Honing the craft.

You are here: You're reading a post

Migrating to Python 3 on Google App Engine - Part 2 - The Datastore

This is Part 2 of my Migrating to Python 3 on Google App Engine blog series, about migrating to the newest Google Datastore client API. I share my migration experience from the App Engine DB API to NDB and finally Cloud NDB.

The migration all the way to Cloud NDB, that is compatible with the App Engine Python 3 Standard Evironment is a multi-stage process. These were my steps on a high level:

  • Migrate to App Engine NDB

    • Replace google.appengine.ext.db imports with google.appengine.ext.ndb
    • Update my code to make it compatible with the NDB API.
    • Test locally using dev_appserver.py.
    • Deploy on App Engine and test there.
  • Migrate to Cloud NDB

    • Replace imports and library loading code to import the Cloud NDB library.
    • Wrap my WSGI app in a middleware providing the Cloud NDB client context.
    • Set up Datastore Emulator and test locally with dev_appserver.py.
    • Upload indexing configuration generated by the Datastore Emulator.
    • Update my App Engine service account to give permissions to access the Datastore.
    • Deploy to App Engine and test there.

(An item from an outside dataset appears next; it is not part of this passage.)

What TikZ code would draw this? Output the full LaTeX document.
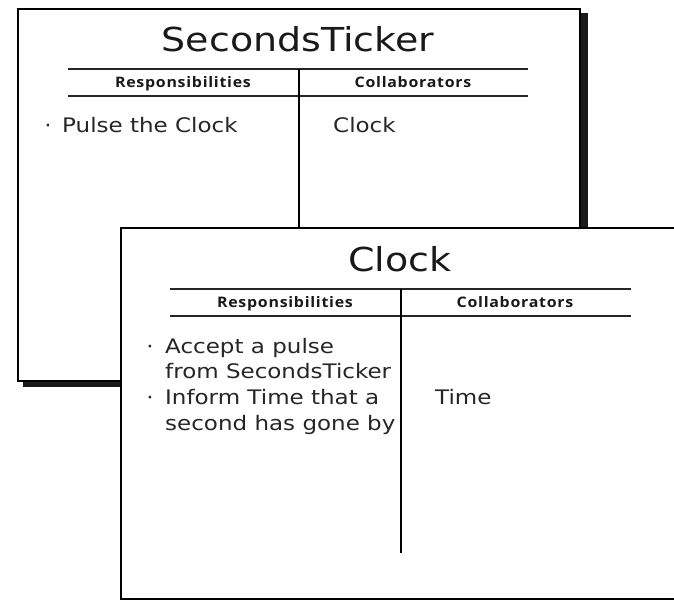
\documentclass[tikz,border=0pt]{standalone}
\usepackage{fontspec}
\newfontfamily\handfont[FakeStretch=1.15]{DejaVu Sans}
\newfontfamily\headfont[FakeStretch=1.1,LetterSpace=5]{Open Sans}
\begin{document}
\begin{tikzpicture}[x=1pt,y=-1pt,
  cardframe/.style={draw=black, fill=white, line width=1.6pt},
  shade/.style={fill=black!90, draw=none},
  rule/.style={line width=2pt, draw=black!85},
  divider/.style={line width=1.8pt, draw=black},
  title/.style={inner sep=0pt, anchor=base, font=\handfont\fontsize{33}{36}\selectfont, text=black!90},
  head/.style={inner sep=0pt, anchor=base, font=\headfont\bfseries\fontsize{14.5}{16}\selectfont, text=black!90},
  item/.style={inner sep=0pt, anchor=base west, font=\handfont\fontsize{20}{23}\selectfont, text=black!85},
  dot/.style={inner sep=0pt, anchor=base, font=\handfont\fontsize{20}{23}\selectfont, text=black!85}]
\useasboundingbox (0,0) rectangle (674,601);

% ---- SecondsTicker card (behind) ----
\fill[shade] (579,13) rectangle (588,387);
\fill[shade] (23,380) rectangle (588,387);
\node[cardframe, minimum width=562pt, minimum height=372pt, inner sep=0pt, anchor=north west] (st) at (17,8) {};
\node[title] (sttitle) at (298,52) {SecondsTicker};
\coordinate (stl1) at (68,69);  \coordinate (str1) at (528,69);
\coordinate (stl2) at (68,96);  \coordinate (str2) at (528,96);
\coordinate (sttop) at (299,69); \coordinate (stbot) at (299,232);
\draw[rule] (stl1) -- (str1);
\draw[rule] (stl2) -- (str2);
\draw[divider] (sttop) -- (stbot);
\node[head] (stresp) at (183,88) {Responsibilities};
\node[head] (stcoll) at (413,88) {Collaborators};
\node[dot] (stb1) at (48,133) {·};
\node[item] (stitem1) at (62,133) {Pulse the Clock};
\node[item] (stcol1) at (333,133) {Clock};

% ---- Clock card (front) ----
\node[cardframe, minimum width=580pt, minimum height=371pt, inner sep=0pt, anchor=north west] (ck) at (120,227) {};
\node[title] (cktitle) at (400,272) {Clock};
\coordinate (ckl1) at (170,289); \coordinate (ckr1) at (631,289);
\coordinate (ckl2) at (170,316); \coordinate (ckr2) at (631,316);
\coordinate (cktop) at (401,289); \coordinate (ckbot) at (401,553);
\draw[rule] (ckl1) -- (ckr1);
\draw[rule] (ckl2) -- (ckr2);
\draw[divider] (cktop) -- (ckbot);
\node[head] (ckresp) at (285,308) {Responsibilities};
\node[head] (ckcoll) at (515,308) {Collaborators};
\node[dot] (ckb1) at (150,353) {·};
\node[item] (ckitem1) at (165,353) {Accept a pulse};
\node[item] (ckitem2) at (165,378) {from SecondsTicker};
\node[dot] (ckb2) at (150,404) {·};
\node[item] (ckitem3) at (165,404) {Inform Time that a};
\node[item] (ckitem4) at (165,430) {second has gone by};
\node[item] (ckcol1) at (435,404) {Time};
\end{tikzpicture}
\end{document}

While the first part, where I was migrating to the NDB API was chiefly about updating my models and other client code interacting with the Datastore, migrating to Cloud NDB is mainly about configuring the environment and less about code changes in your actual application. In both cases, you are accessing the same data in your Google Cloud Datastore, so the process fortunately doesn't involve a data migration.

Although the documentation is pretty good, there were some issues I have ran into, that I will touch on and share my solutions with you.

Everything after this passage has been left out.